The Flanginian School (Φλαγγίνειος Σχολή; Collegio Flanginiano) was a Greek educational institution that operated in Venice, Italy, from 1664–1665 to 1905. The Flanginian produced several teachers who contributed to the modern Greek Enlightenment of the 17th and 18th centuries.

==Background==
The Greek community in Venice, dating from the Byzantine era, had become the largest foreign community in the city during the end of the 16th century, numbering between 4,000 and 5,000, mostly concentrated in the Castello district (sestiere). Moreover, it was one of the economically strongest Greek communities of that time outside the Ottoman Empire.

==History==
In 1626 a wealthy Greek merchant who lived in Venice, Thomas Flanginis, offered to the community a large sum of money for the foundation of a new school. The project for the construction of the school was entrusted to the famous Venetian architect Baldassare Longhena. The Flanginian school, named after its sponsor, started to function in 1664, with students from various Greek-populated regions.

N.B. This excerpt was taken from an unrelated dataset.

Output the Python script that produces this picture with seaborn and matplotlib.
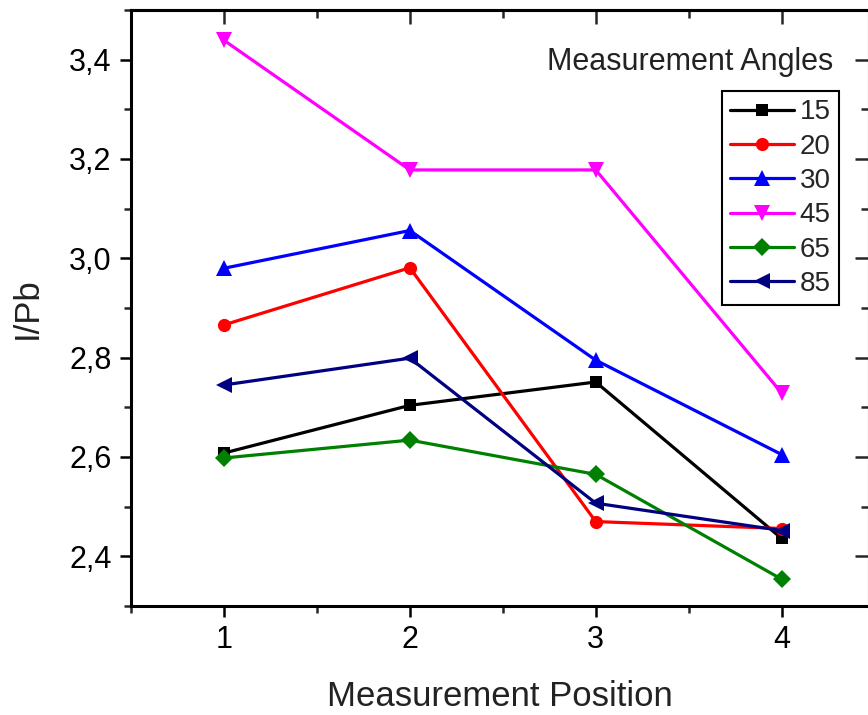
import matplotlib
matplotlib.use("Agg")
import matplotlib.pyplot as plt
import seaborn as sns
import pandas as pd
from matplotlib.ticker import MultipleLocator, FixedLocator

positions = [1, 2, 3, 4]
angles = ["15", "20", "30", "45", "65", "85"]
vals_15 = [2.608, 2.704, 2.751, 2.436]
vals_20 = [2.866, 2.981, 2.470, 2.456]
vals_30 = [2.980, 3.056, 2.795, 2.605]
vals_45 = [3.439, 3.178, 3.178, 2.729]
vals_65 = [2.598, 2.634, 2.565, 2.354]
vals_85 = [2.745, 2.799, 2.507, 2.452]
series = [vals_15, vals_20, vals_30, vals_45, vals_65, vals_85]

colors = ["#000000", "#FF0000", "#0000FF", "#FF00FF", "#008000", "#000080"]
markers = ["s", "o", "^", "v", "D", "<"]
msizes = [9, 9.5, 11, 11, 9.5, 11]

sns.set_theme(style="white")
plt.rcParams["font.family"] = ["Liberation Sans", "DejaVu Sans"]

fig = plt.figure(figsize=(8.68, 7.15), dpi=100)
ax = fig.add_axes([131/868, 1 - 606/715, (869 - 131)/868, (606 - 10)/715])

for lab, vals, c, m, ms in zip(angles, series, colors, markers, msizes):
    df = pd.DataFrame({"Measurement Position": positions, "I/Pb": vals})
    sns.lineplot(data=df, x="Measurement Position", y="I/Pb", ax=ax,
                 color=c, marker=m, markersize=ms, markeredgewidth=0,
                 linewidth=2.3, label=lab, legend=False)

ax.set_xlim(0.5, 4.47)
ax.set_ylim(2.3, 3.5)
ax.xaxis.set_major_locator(FixedLocator(positions))
ax.xaxis.set_minor_locator(FixedLocator([0.5, 1.5, 2.5, 3.5]))
ax.yaxis.set_major_locator(MultipleLocator(0.2))
ax.yaxis.set_minor_locator(MultipleLocator(0.1))
ax.set_yticks([2.4, 2.6, 2.8, 3.0, 3.2, 3.4])
ax.set_yticklabels([f"{v:.1f}".replace(".", ",") for v in [2.4, 2.6, 2.8, 3.0, 3.2, 3.4]])
ax.set_xticks(positions)
ax.set_xticklabels([str(p) for p in positions])

for s in ax.spines.values():
    s.set_visible(True)
    s.set_color("black")
    s.set_linewidth(2.2)

ax.tick_params(axis="both", which="major", direction="out", length=8, width=1.8,
               labelsize=22, colors="black", pad=6)
ax.tick_params(axis="both", which="minor", direction="out", length=5, width=1.8)
ax.tick_params(axis="x", which="both", bottom=True, top=False)
ax.tick_params(axis="y", which="both", left=True, right=False)

# mirrored inward ticks on top and right
secx = ax.secondary_xaxis("top")
secx.xaxis.set_major_locator(FixedLocator(positions))
secx.xaxis.set_minor_locator(FixedLocator([0.5, 1.5, 2.5, 3.5]))
secx.tick_params(which="major", direction="in", length=10, width=1.8, labeltop=False)
secx.tick_params(which="minor", direction="in", length=6, width=1.8)
secx.spines["top"].set_linewidth(2.2)
secy = ax.secondary_yaxis("right")
secy.yaxis.set_major_locator(MultipleLocator(0.2))
secy.yaxis.set_minor_locator(MultipleLocator(0.1))
secy.tick_params(which="major", direction="in", length=10, width=1.8, labelright=False)
secy.tick_params(which="minor", direction="in", length=6, width=1.8)

ax.set_xlabel("Measurement Position", fontsize=25, labelpad=18, color="#222222")
ax.set_ylabel("I/Pb", fontsize=25, labelpad=18, color="#222222")

handles, labels = ax.get_legend_handles_labels()
leg = ax.legend(handles, labels, loc="upper left",
                bbox_to_anchor=(722/868, 1 - 91/715), bbox_transform=fig.transFigure,
                fontsize=20, frameon=True, fancybox=False, framealpha=1,
                edgecolor="black", handlelength=2.3, handletextpad=0.2,
                labelspacing=0.3, borderpad=0.3, borderaxespad=0)
leg.get_frame().set_linewidth(1.5)

fig.text(833/868, 1 - 62/715, "Measurement Angles", fontsize=22,
         ha="right", va="center", color="#222222")

fig.savefig("out.png", dpi=100)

The teaching staff included famous Greek scholars and representatives of the modern Greek Enlightenment, including Theophilos Korydaleus, Eugenios Voulgaris, Ioannis Chalkeus and Ioannis Patoussas.
The curriculum included advanced philosophy, rhetoric, philology and logic. The Flanginian produced a total of 550 graduates during the 214 years of its existence (1665–1797 and 1823–1905). Its graduates had the opportunity to continue their studies at Padua University, in order to obtain a doctoral degree. The school began to decline after the dissolution of the Venetian Republic (1797), and finally closed in 1905.

==Literature==
The school is perhaps best remembered for an anthology of prose and poetry entitled Flowers of Piety (Άνθη Ευλαβείας, 1708), which was composed by the students of the school, made up of epigrams, both in ancient Greek and Latin, Sapphic odes, Italian sonnets, and, most significantly, prose and verse compositions in (Demotic) modern Greek. It offers the first surviving Demotic Greek poetry following the termination of the Cretan Renaissance. Additional works composed by the staff of the Flanginian are "Greece's Homage to the Venetian Senate", and a literary encyclopedia by Ioannis Patousas composed in four volumes, which was a valuable resource for Greek schools operating in the Ottoman Empire.
==Location==
The school was located in the Campo dei Greci, near the Greek Orthodox church of Saint George. Today the building of the Flanginian School houses the Hellenic Institute of Byzantine and Post-Byzantine Studies in Venice. The building was conserved at the initiative of Sophia Antoniadis.